For a project, I need to work with varying types of files from some old games and related software–configuration files, saves, resource archives, and so on. The bulk of these aren’t yet documented, nor do tools exist to work with them, so I must reverse-engineer the formats and build my own libraries to handle them.
Although I don’t suppose there’s great demand for most of it, I intend to publish the results of my efforts. Are there any accepted standards for documenting file formats? Looking around, there are several styles in use: some, like the .ZIP File Format Specification, are very wordy; others, like those on XentaxWiki, are much more terse–I find some of them difficult to read; the one I personally like best is this description of the PlayStation 2 Memory Card File System, which includes both detailed descriptive text and several ‘memory maps’ with offsets and such–it also most closely matches my use case. It will vary a little for different formats, but it seems there should be some general principles that I should try to follow.
Edit: I seem not to have explained very well what I want to do. Let me construct an example.
I may have some old piece of software which stores its configuration in a ‘binary’ file–a series of bitfields, integers, strings, and whatnot all glued together and understood by the program, but not human-readable. I decipher this. I wish to document exactly what is the format of this file, in a human-readable way, as a specification for implementing a library to parse and modify this file. Additionally, I’d like this to be easily understood by other people.
There are several ways such a document might be written. The PKZIP example above is very wordy and mostly describes the file format in free text. The PS2 example gives tables of value types, offsets, and sizes, with extensive comments on what they all mean. Many others, like those on XentaxWiki, only list the variable types and sizes, with little or no commentary.

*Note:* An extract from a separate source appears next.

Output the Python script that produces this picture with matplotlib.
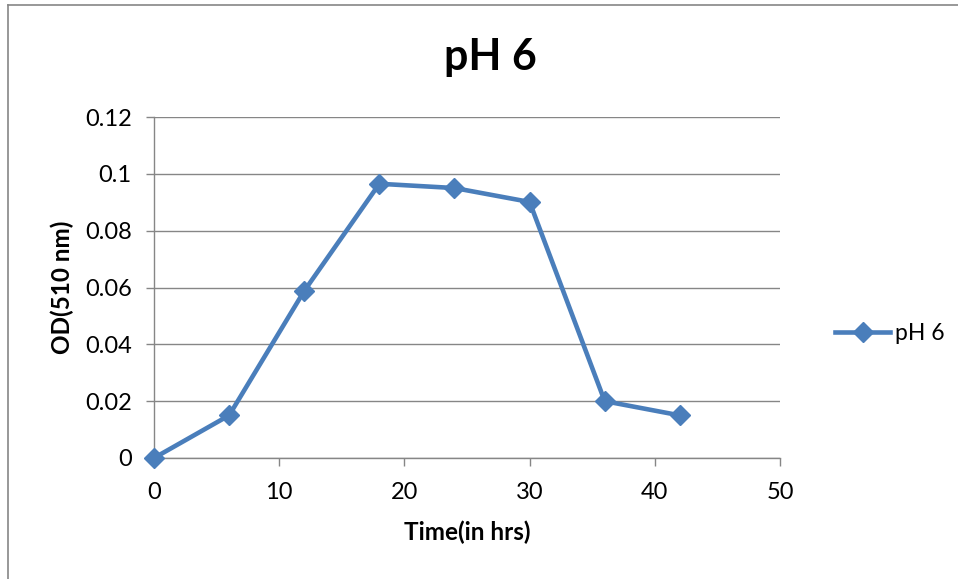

I ask whether there is any standard, akin to a coding style guide, which provides guidance on how to write this kind of documentation. If not, is there any well-known excellent example that I should emulate? If not, can anyone at least summarize some useful advice?
9
A binary file is just a sequence of bits arranged into logical units according to certain rules. These rules are usually called grammar. Grammar can be classified into four types (the Chomsky hierarchy), and for context-free grammars you should use Extended Backus-Naur Form as pointed out by Matt Fenwick in his comment. The interpretation (or semantics) of the sequence stored in the file can be described verbally or with well-annotated sample programs serializing and deserializing the information.
To know more about documenting binary file formats, suggest reading up on e.g. ASN.1 standard.
1
That’s odd because a quick search of file formats brought up a Wikipedia article (List of file formats). It also includes several Video Game Data formats.
List of common file formats of data for video games on systems that support filesystems, most commonly PC games.
It also include a large selection of Video Game Storage Media formats.
List of the most common filename extensions used when a game’s ROM image or storage medium is copied from an original ROM device to an external memory such as hard disk for back up purposes or for making the game playable with an emulator. In the case of cartridge-based software, if the platform specific extension is not used then filename extensions “.rom” or “.bin” are usually used to clarify that the file contains a copy of a content of a ROM. ROM, disk or tape images usually do not consist of a single file or ROM, rather an entire file or ROM structure contained within a single file on the backup medium.
Are there any accepted standards for documenting file formats?
There is no “official” standard anywhere. Since the file formats are made by a company, the company decides on the format for the documentation.
5